Objective: Ensure the ALB is correctly distributing incoming traffic across the available EC2 instances.
- Test Load Distribution:
- Using the script output from the previous step, observe whether the requests are hitting different EC2 instances by checking the Hostname in the output.
- Requests should be evenly distributed across the EC2 instances.
- Logs should indicate that different instances are receiving requests as the ALB distributes traffic.
- Check the output of the test script to ensure that each EC2 instance hostname is different, confirming traffic distribution.
- Use the AWS Console or CloudWatch to verify that traffic is being routed to multiple targets within the ALB Target Group.

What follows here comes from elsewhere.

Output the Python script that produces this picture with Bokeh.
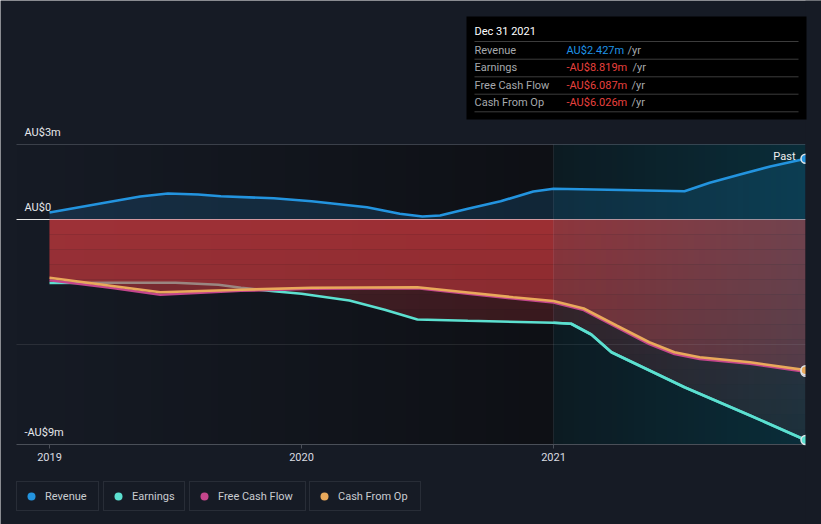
import numpy as np
from bokeh.plotting import figure
from bokeh.models import Range1d, FixedTicker, Legend, LegendItem
from bokeh.embed import file_html
from bokeh.resources import INLINE
from bokeh.core.properties import value

# ---------------- data ----------------
rev_t = [2019.00, 2019.23, 2019.36, 2019.47, 2019.59, 2019.68, 2019.89, 2020.04, 2020.26, 2020.39,
         2020.48, 2020.55, 2020.66, 2020.79, 2020.92, 2021.00, 2021.27, 2021.52, 2021.62, 2021.74,
         2021.86, 2022.00]
rev_v = [0.28, 0.69, 0.92, 1.04, 1.00, 0.93, 0.85, 0.73, 0.49, 0.23,
         0.12, 0.16, 0.43, 0.73, 1.12, 1.23, 1.18, 1.13, 1.47, 1.80,
         2.12, 2.427]

earn_t = [2019.00, 2019.25, 2019.50, 2019.67, 2019.76, 2019.89, 2020.00, 2020.19, 2020.33, 2020.46,
          2020.66, 2021.00, 2021.07, 2021.15, 2021.23, 2021.52, 2021.78, 2022.00]
earn_v = [-2.54, -2.53, -2.53, -2.61, -2.73, -2.87, -2.97, -3.24, -3.61, -4.00,
          -4.05, -4.13, -4.17, -4.60, -5.31, -6.71, -7.84, -8.819]

cash_t = [2019.00, 2019.25, 2019.44, 2019.76, 2020.04, 2020.46, 2020.66, 2020.84, 2021.00, 2021.12,
          2021.25, 2021.38, 2021.48, 2021.58, 2021.78, 2022.00]
cfo_v = [-2.33, -2.66, -2.91, -2.81, -2.73, -2.71, -2.92, -3.11, -3.26, -3.56,
         -4.24, -4.91, -5.31, -5.51, -5.71, -6.026]
fcf_v = [-2.43, -2.74, -3.01, -2.85, -2.77, -2.75, -2.97, -3.16, -3.32, -3.62,
         -4.30, -4.98, -5.38, -5.58, -5.77, -6.087]

series_names = ["Revenue", "Earnings", "Free Cash Flow", "Cash From Op"]
series_colors = ["#2394df", "#5ce0d0", "#c4468c", "#e9a95b"]

x_ticks = [2019, 2020, 2021]
x_tick_labels = ["2019", "2020", "2021"]
y_label_ticks = [3, 0, -9]
y_tick_labels = ["AU$3m", "AU$0", "-AU$9m"]
y_grid = [3, -5]
past_start = 2021.0
past_label = "Past"

tooltip_title = "Dec 31 2021"
tooltip_rows = ["Revenue", "Earnings", "Free Cash Flow", "Cash From Op"]
tooltip_values = ["AU$2.427m", "-AU$8.819m", "-AU$6.087m", "-AU$6.026m"]
tooltip_value_colors = ["#1f93e6", "#e8403e", "#e8403e", "#e8403e"]
tooltip_unit = "/yr"

# ---------------- layout helpers (window pixels -> data) ----------------
W, H = 821, 524
PX_2019, PX_YEAR = 49, 252
PY_ZERO, PX_M = 219, 25


def dx(px):
    return 2019 + (px - PX_2019) / PX_YEAR


def dy(py):
    return (PY_ZERO - py) / PX_M


BG = "#161b25"
FONT = "Roboto"
x0_plot = dx(16)
x1_plot = dx(805)
y_top, y_bot = max(y_label_ticks), min(y_label_ticks)

p = figure(width=W, height=H, output_backend="svg", toolbar_location=None,
           x_range=Range1d(dx(0), dx(W)), y_range=Range1d(dy(H), dy(0)),
           y_axis_location=None, min_border_left=0, min_border_right=0,
           min_border_top=0, min_border_bottom=0)
p.background_fill_color = BG
p.border_fill_color = BG
p.outline_line_color = None
p.xgrid.visible = False
p.ygrid.visible = False


def rgba_image(cols):
    n = len(cols)
    img = np.zeros((1, n), dtype=np.uint32)
    view = img.view(dtype=np.uint8).reshape((1, n, 4))
    for i, c in enumerate(cols):
        view[0, i, :] = c
    return img


# plot background: darkening towards the "past" zone
n_bg = 537
c0 = np.array([22, 27, 37]); c1 = np.array([14, 16, 21])
bg_cols = [tuple((c0 + (c1 - c0) * k / (n_bg - 1)).astype(int)) + (255,) for k in range(n_bg)]
p.image_rgba(image=[rgba_image(bg_cols)], x=x0_plot, y=y_bot, dw=past_start - x0_plot, dh=y_top - y_bot)
p.quad(left=past_start, right=x1_plot, bottom=y_bot, top=y_top, fill_color="#0e1116", line_color=None)

# gridlines
p.segment(x0=[x0_plot], x1=[x1_plot], y0=[y_grid[0]], y1=[y_grid[0]], line_color="#3b404a", line_width=1)
p.segment(x0=[x0_plot], x1=[x1_plot], y0=[0], y1=[0], line_color="#e8e8e8", line_width=1.2)

# revenue area
p.varea(x=rev_t, y1=0, y2=rev_v, fill_color=series_colors[0], fill_alpha=0.17)


def band_areas(t, v, alpha_top, color):
    tg = np.union1d(np.linspace(t[0], t[-1], 800), t)
    vg = np.interp(tg, t, v)
    edges = np.arange(0, -9.001, -0.6)
    for hi, lo in zip(edges[:-1], edges[1:]):
        f = 1 - 0.06 * abs((hi + lo) / 2)
        y2 = np.minimum(hi, np.maximum(vg, lo))
        p.varea(x=tg, y1=np.full_like(tg, hi), y2=y2, fill_color=color, fill_alpha=alpha_top * f)


red = "#cd3a3e"
band_areas(earn_t, earn_v, 0.30, red)
p.line(earn_t, earn_v, line_color=series_colors[1], line_width=2.6)
band_areas(cash_t, cfo_v, 0.65, red)

# faint gridline at -5
p.segment(x0=[x0_plot], x1=[x1_plot], y0=[y_grid[1]], y1=[y_grid[1]], line_color="#ffffff",
          line_alpha=0.09, line_width=1)

# "past" highlight overlay
n_hl = 252
hl_cols = [(0, 120, 150, int(255 * (0.10 + 0.18 * k / (n_hl - 1)))) for k in range(n_hl)]
p.image_rgba(image=[rgba_image(hl_cols)], x=past_start, y=y_bot, dw=x1_plot - past_start, dh=y_top - y_bot)
p.segment(x0=[past_start], x1=[past_start], y0=[y_bot], y1=[y_top], line_color="#ffffff",
          line_alpha=0.07, line_width=1)

# lines on top
et = [t for t in earn_t if t >= past_start]
ev = [v for t, v in zip(earn_t, earn_v) if t >= past_start]
p.line(et, ev, line_color=series_colors[1], line_width=2.6)
p.line(cash_t, fcf_v, line_color=series_colors[2], line_width=2.6)
p.line(cash_t, cfo_v, line_color=series_colors[3], line_width=2.6)
p.line(rev_t, rev_v, line_color=series_colors[0], line_width=2.6)

# axis line
p.segment(x0=[x0_plot], x1=[x1_plot], y0=[y_bot], y1=[y_bot], line_color="#4a4f58", line_width=1)

# end markers (plain dots underneath double as legend glyphs)
ends = [(rev_t[-1], rev_v[-1]), (earn_t[-1], earn_v[-1]), (cash_t[-1], fcf_v[-1]), (cash_t[-1], cfo_v[-1])]
legend_glyphs = []
for (xe, ye), c in zip(ends, series_colors):
    legend_glyphs.append(p.scatter([xe], [ye], size=8, marker="circle", fill_color=c, line_color=None))
for (xe, ye), c in zip(ends, series_colors):
    p.scatter([xe], [ye], size=9, marker="circle", fill_color=c, line_color="#dfe6ea", line_width=1.5)

# page background to the right of the plot area (clips the end markers like the original)
p.quad(left=x1_plot, right=dx(W), bottom=dy(H), top=dy(0), fill_color=BG, line_color=None)

p.text(x=[rev_t[-1]], y=[rev_v[-1]], text=[past_label], text_align="right", text_baseline="middle",
       x_offset=-10, y_offset=-2, text_color="#f0f0f0", text_font=value(FONT), text_font_size="11px")

# y labels
p.text(x=[dx(24)] * len(y_label_ticks), y=y_label_ticks, text=y_tick_labels, text_baseline="middle",
       y_offset=-12, text_color="#e6e8eb", text_font=value(FONT), text_font_size="11px")

# x axis
ax = p.xaxis[0]
ax.fixed_location = y_bot
ax.ticker = FixedTicker(ticks=x_ticks)
ax.major_label_overrides = {t: l for t, l in zip(x_ticks, x_tick_labels)}
ax.axis_line_color = None
ax.major_tick_line_color = "#4a4f58"
ax.major_tick_out = 4
ax.major_tick_in = 0
ax.minor_tick_line_color = None
ax.major_label_text_color = "#d9dce1"
ax.major_label_text_font = FONT
ax.major_label_text_font_size = "11px"
ax.major_label_standoff = 4

# tooltip box
p.quad(left=dx(466), right=dx(806), top=dy(16), bottom=dy(119), fill_color="#000000", line_color=None)
sep_py = [41, 58.7, 76.3, 93.7, 111.3]
p.segment(x0=[dx(474)] * 5, x1=[dx(798)] * 5, y0=[dy(v) for v in sep_py], y1=[dy(v) for v in sep_py],
          line_color="#3c3c3c", line_width=1)
p.text(x=[dx(474)], y=[dy(31)], text=[tooltip_title], text_baseline="middle", text_color="#ffffff",
       text_font=value(FONT), text_font_size="11px")
row_py = [49.5, 67, 84.5, 102]
p.text(x=[dx(474)] * 4, y=[dy(v) for v in row_py], text=tooltip_rows, text_baseline="middle",
       text_color="#a6a9ad", text_font=value(FONT), text_font_size="11px")
p.text(x=[dx(566)] * 4, y=[dy(v) for v in row_py], text=tooltip_values, text_baseline="middle",
       text_color=tooltip_value_colors, text_font=value(FONT), text_font_size="11px")
unit_px = [627, 632, 631, 631]
p.text(x=[dx(v) for v in unit_px], y=[dy(v) for v in row_py], text=[tooltip_unit] * 4, text_baseline="middle",
       text_color="#a6a9ad", text_font=value(FONT), text_font_size="11px")

# legend boxes
leg_px = [16, 103, 189, 309]
leg_w = [81, 80, 115, 110]
leg_bottom_px = 511
for name, r, lx, lw in zip(series_names, legend_glyphs, leg_px, leg_w):
    lg = Legend(items=[LegendItem(label=name, renderers=[r])], location=(lx, H - leg_bottom_px),
                orientation="horizontal", padding=4, margin=0, spacing=0,
                glyph_width=20, glyph_height=20, label_standoff=4, label_width=lw - 32, label_height=12,
                label_text_font=FONT, label_text_font_size="11px", label_text_color="#c9ccd1",
                background_fill_color=BG, background_fill_alpha=1.0,
                border_line_color="#3a3f49", border_line_width=1)
    p.add_layout(lg)

open("out.html", "w").write(file_html(p, INLINE))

Objective: Validate that the RDS instance can be accessed only from the EC2 instances in the private subnet and that no direct access from the public internet is possible.
-
Test Access from EC2:
- SSH into one of the EC2 instances.
- Use a database client psql for PostgreSQL to connect to the RDS instance using the private endpoint.
Example for PostgreSQL:
psql -h <RDS-Endpoint> -U <db-username> -d <db-name>
-
Test Access from the Internet:
- From a local machine or another instance not in the private subnet, try to access the RDS endpoint. This should be blocked by the security group that denies public access.
Example (this should fail):
psql -h <RDS-Endpoint> -U <db-username> -d <db-name>
- EC2 instances should be able to access the RDS instance.
- Any attempt to connect to the RDS instance from the public internet should be denied.
- Ensure successful connections to the RDS instance from EC2 instances.
- Verify failed connections from any external or public machine, ensuring the RDS instance is secure and not exposed to the internet.
Objective: Verify that static assets are correctly stored in the S3 bucket and accessible publicly in read-only mode.
-
Upload Static Assets:
- Use the AWS CLI or the S3 Console to upload a few static files (e.g., images, HTML files) to the S3 bucket.
Example CLI command:
aws s3 cp ./my-static-file.jpg s3://<bucket-name>/my-static-file.jpg
-
Test Public Access:
- Access the files publicly via the S3 URL to ensure they are accessible in read-only mode.
Example:
curl https://<bucket-name>.s3.amazonaws.com/my-static-file.jpg
-
Test Denied Actions:
- Attempt to delete or upload files using a public access URL. This should be denied since the bucket only allows read access.
- Static assets should be accessible publicly via the S3 URL in read-only mode.
- Any attempt to modify (upload/delete) objects via public access should be denied.
- Ensure that files can be read from the S3 bucket publicly.
- Test actions such as file deletion or modification from a public endpoint, which should be denied.
Tfsec is a tool that allows us to validate the security measures in our Infrastructure as Code (IaC). I have implemented a small test in our automation pipeline to check the security status of our code.
To run the test, simply execute the following command:
make sec
This will output the security status of our code and highlight any potential improvements we should make to ensure continuous compliance with best security practices.
- Communication issue with ALB: You should verify that the health check of the ASG is functioning correctly. To do this, check the routing rules, security groups, etc.
- Instances unavailable or invalid: You can try changing the instance type you are using from EC2 or RDS to another one. Otherwise, you may need to wait for AWS to increase your quota before trying again.
- Permission errors when creating a resource: Check the role and permissions assigned to the Terraform user, and gradually escalate permissions until you find the one needed.
- Invalid SSH access to instances: Ensure that your SSH key is correct and has been added to your computer.
- If you want to destroy the S3 bucket, you must ensure that it doesn't have any stored or versioned content. In case it does contain content, you must first set the variable
s3_force_destroy=true
and apply the change before proceeding to destroy it.